The call for reinterpretation of sacred texts is a common theme among those concerned with their religion’s attitude to sexuality. Christians refer to Mary Magdalene. Muslim transgenders point to academic works showing that transvestites were accepted in Medina in early Islamic Arabian society. Their first concern is to find scriptural evidence that God had made them as they are and accepts them.
The future for London
In London, the difficulties of balancing religion and an LGBT lifestyle are discussed more openly than elsewhere. But it is still not easy, and the fear of hostility adds to the deeper fear of religious transgression. As for Stendhal’s 19th Century French Catholics, guilt seems an automatic reflex for any believer stirred by sexual feelings.
But for the people from the LGBT community I spoke to, there is hope.
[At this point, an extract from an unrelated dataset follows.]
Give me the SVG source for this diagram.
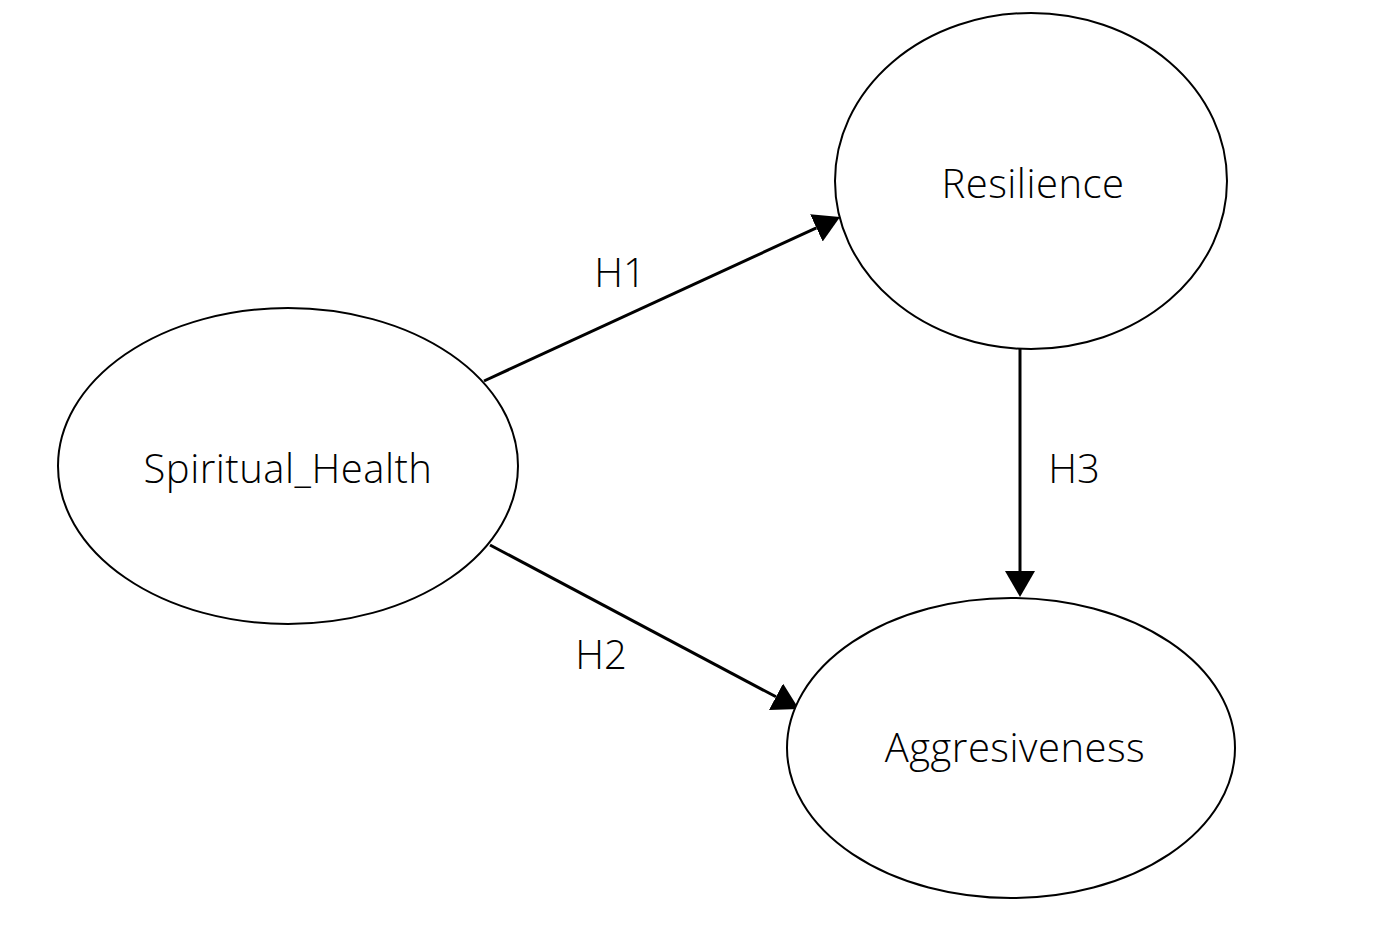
<svg xmlns="http://www.w3.org/2000/svg" width="1390" height="925" viewBox="0 0 1390 925">
<defs>
<marker id="arr" markerUnits="userSpaceOnUse" markerWidth="27" markerHeight="30" refX="0" refY="15" orient="auto">
<path d="M0,0 L26,15 L0,30 z" fill="#000"/>
</marker>
<style>
.node ellipse{fill:#fff;stroke:#000;stroke-width:2}
.lbl{font-family:"Open Sans","Noto Sans",sans-serif;font-weight:300;font-size:40px;fill:#000;text-anchor:middle}
.node .lbl{letter-spacing:0.5px}
.edge{stroke:#000;stroke-width:3;fill:none;marker-end:url(#arr)}
</style>
</defs>
<rect width="1390" height="925" fill="#fff"/>
<g id="connectors">
<line class="edge" x1="484" y1="381" x2="816.4" y2="227.9"/>
<line class="edge" x1="490" y1="545" x2="776" y2="696.8"/>
<line class="edge" x1="1020" y1="348" x2="1020" y2="571"/>
<text class="lbl" x="620" y="287">H1</text>
<text class="lbl" x="601" y="669">H2</text>
<text class="lbl" x="1074" y="483">H3</text>
</g>
<g id="spiritual_health" class="node">
<ellipse cx="288" cy="466" rx="230" ry="158"/>
<text class="lbl" x="288" y="483">Spiritual_Health</text>
</g>
<g id="resilience" class="node">
<ellipse cx="1031" cy="181" rx="196" ry="168"/>
<text class="lbl" x="1033" y="198">Resilience</text>
</g>
<g id="aggresiveness" class="node">
<ellipse cx="1011" cy="748" rx="224" ry="150"/>
<text class="lbl" x="1015" y="762">Aggresiveness</text>
</g>
</svg>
Society is becoming increasingly accepting of same sex marriages, and there is a general feeling that the traditionalists will have to change their stance at some point in the near future.
London is at the forefront of this final fight for total acceptance by the most conservative bastions of society. Nowhere is the process more visible than at the after-party for the final Soho mass. Holy men mingle with lesbians, gays, bisexuals and transsexuals. In this context, the sight of a monk in his brown cloth robe seems so archaic that it warranted more of a second glance than the mere sight of lipstick on a man’s lips.